ACTwatch antimalarial market monitoring in Cambodia from 2009 to present has been implemented in the context of recent policy and strategy changes designed and implemented to improve coverage of appropriate case management and address the threat of artemisinin drug resistance. These include: 

  • Shifts in first-line therapy for Plasmodium falciparum (Pf)and Plasmodium vivax (Pv). The first-line therapy for Pfchanged from the artemisinin-based combination therapy (ACT) artesunate mefloquine (ASMQ) to ASMQ or dihydroartemisinin piperaquine (DHA-PPQ) in 2012 following targeted use of DHA-PPQ since 2009 in artemisinin resistance containment areas. Malaria case management using ASMQ or DHA-PPQ should also include treatment with primaquine (PQ). Atovaquone proguanil (Malarone) is authorized for use in geographic areas with artemisinin tolerance (Zone 1). The first-line therapy for Pv changed from chloroquine to DHA-PPQ plus PQ in 2012.
  • Scale up of malaria rapid diagnostic tests (RDT) to facilitate confirmatory testing before antimalarial treatment.
  • Efforts to improve access to appropriate fever case management through scale up of the Village Malaria Worker (VMW) program. Malaria blood testing and treatment are provided free-of-charge through VMWs.
  • Banning the sale of oral artemisinin monotherapy in 2009.
  • Increased regulation of private sector sale of antimalarials and RDTs.

 Many malaria control and elimination strategies in Cambodia are targeted to geographic areas according to the presence, absence, or risk of infection with artemisinin-resistant Pf. The National Centre for Entomology, Parasitology and Malaria Control (CNM) has stratified the country into four zones: 1) Zone 1 - areas where artemisinin tolerance has been detected; 2) Zone 2 - areas with no evidence of drug tolerance but considered at risk (known as a ‘buffer’ area); 3) Zone 3 - malaria endemic provinces with relatively high malaria prevalence; and 4) ‘No zone’ – malaria endemic provinces with relatively low malaria prevalence. Information on the Cambodia context is provided in Annex 2.   

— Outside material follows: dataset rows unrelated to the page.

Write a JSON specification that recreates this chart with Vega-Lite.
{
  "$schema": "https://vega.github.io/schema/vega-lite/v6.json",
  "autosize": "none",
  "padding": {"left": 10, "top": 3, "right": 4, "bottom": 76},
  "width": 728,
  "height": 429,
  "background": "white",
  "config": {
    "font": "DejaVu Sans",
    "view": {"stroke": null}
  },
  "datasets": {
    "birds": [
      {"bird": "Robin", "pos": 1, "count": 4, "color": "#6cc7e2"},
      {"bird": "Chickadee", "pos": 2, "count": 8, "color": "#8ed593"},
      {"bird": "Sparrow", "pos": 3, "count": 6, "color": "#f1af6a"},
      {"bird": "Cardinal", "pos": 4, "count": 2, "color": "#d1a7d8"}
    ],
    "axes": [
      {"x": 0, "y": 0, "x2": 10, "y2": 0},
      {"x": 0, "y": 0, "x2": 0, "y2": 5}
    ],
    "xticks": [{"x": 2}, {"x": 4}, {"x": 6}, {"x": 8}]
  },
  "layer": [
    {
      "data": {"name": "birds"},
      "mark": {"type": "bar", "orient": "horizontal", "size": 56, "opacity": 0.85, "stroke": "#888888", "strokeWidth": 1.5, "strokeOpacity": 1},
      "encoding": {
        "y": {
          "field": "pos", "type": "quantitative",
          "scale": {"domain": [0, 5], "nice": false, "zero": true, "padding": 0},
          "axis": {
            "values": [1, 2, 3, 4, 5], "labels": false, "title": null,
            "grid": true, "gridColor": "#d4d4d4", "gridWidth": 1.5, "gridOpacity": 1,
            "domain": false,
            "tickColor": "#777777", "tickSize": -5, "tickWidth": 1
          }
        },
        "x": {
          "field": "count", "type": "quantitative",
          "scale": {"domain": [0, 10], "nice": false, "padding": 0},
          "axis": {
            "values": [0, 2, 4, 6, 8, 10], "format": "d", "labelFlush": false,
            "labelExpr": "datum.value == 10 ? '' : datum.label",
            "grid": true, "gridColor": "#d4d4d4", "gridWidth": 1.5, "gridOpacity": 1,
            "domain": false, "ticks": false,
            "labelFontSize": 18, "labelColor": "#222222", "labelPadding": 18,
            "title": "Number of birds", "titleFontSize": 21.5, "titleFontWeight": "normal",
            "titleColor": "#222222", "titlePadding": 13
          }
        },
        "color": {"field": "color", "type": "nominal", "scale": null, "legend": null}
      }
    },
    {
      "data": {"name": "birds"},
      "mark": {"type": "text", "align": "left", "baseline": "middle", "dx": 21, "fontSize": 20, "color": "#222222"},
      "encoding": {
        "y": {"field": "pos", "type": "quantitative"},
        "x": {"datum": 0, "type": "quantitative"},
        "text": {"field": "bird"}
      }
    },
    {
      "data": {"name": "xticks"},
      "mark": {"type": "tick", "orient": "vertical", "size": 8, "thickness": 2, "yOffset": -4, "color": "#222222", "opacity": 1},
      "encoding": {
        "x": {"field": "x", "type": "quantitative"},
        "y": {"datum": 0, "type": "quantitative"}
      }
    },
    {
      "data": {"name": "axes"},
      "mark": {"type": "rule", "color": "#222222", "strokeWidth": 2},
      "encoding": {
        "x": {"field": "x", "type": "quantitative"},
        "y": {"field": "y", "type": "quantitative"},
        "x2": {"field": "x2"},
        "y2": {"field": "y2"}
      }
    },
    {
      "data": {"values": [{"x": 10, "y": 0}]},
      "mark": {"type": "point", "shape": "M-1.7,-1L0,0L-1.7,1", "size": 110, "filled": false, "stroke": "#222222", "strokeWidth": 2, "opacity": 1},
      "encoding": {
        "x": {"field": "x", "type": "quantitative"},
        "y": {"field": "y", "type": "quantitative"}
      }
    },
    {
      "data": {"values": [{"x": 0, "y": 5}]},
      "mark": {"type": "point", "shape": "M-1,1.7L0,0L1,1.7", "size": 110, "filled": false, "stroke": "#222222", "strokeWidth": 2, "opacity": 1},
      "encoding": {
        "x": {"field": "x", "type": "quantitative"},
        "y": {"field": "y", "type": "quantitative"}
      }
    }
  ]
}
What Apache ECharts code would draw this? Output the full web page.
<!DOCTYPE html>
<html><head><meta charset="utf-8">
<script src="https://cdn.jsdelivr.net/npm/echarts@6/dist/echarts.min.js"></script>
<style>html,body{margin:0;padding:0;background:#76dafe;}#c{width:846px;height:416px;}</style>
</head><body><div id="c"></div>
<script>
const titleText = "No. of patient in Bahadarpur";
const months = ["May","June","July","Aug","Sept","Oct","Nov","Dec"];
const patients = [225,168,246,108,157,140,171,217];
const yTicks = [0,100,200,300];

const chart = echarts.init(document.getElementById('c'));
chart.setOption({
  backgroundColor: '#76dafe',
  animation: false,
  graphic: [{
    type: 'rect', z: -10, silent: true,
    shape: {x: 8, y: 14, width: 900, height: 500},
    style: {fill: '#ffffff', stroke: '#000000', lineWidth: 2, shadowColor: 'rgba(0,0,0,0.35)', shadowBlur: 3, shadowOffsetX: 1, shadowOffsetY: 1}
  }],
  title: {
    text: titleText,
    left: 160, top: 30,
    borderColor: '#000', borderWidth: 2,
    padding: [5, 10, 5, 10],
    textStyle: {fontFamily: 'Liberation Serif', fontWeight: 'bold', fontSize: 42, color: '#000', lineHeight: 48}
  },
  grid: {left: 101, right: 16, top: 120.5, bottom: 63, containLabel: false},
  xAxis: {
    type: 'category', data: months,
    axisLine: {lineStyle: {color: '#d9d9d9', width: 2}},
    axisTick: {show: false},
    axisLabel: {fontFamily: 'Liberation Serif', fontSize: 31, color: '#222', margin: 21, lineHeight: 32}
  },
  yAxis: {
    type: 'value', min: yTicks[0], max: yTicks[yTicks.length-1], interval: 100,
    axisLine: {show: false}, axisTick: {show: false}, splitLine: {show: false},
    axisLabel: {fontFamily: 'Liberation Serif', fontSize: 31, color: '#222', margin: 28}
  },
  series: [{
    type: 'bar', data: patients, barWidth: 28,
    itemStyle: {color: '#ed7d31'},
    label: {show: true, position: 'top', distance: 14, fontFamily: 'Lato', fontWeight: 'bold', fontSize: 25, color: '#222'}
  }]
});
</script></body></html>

The ACTwatch outlet surveys conducted in 2009, 2011, 2013, and planned for 2015 are designed to monitor key antimalarial market indicators at national level and across three research domains defined by the CNM stratification: Zone 1, Zone 2, and Zone 3 plus ‘No zone.’ ACTwatch outlet survey findings can inform ongoing monitoring, evaluation, and adjustment to policy, strategy, and funding decisions to strengthen malaria case management and contain artemisinin resistance.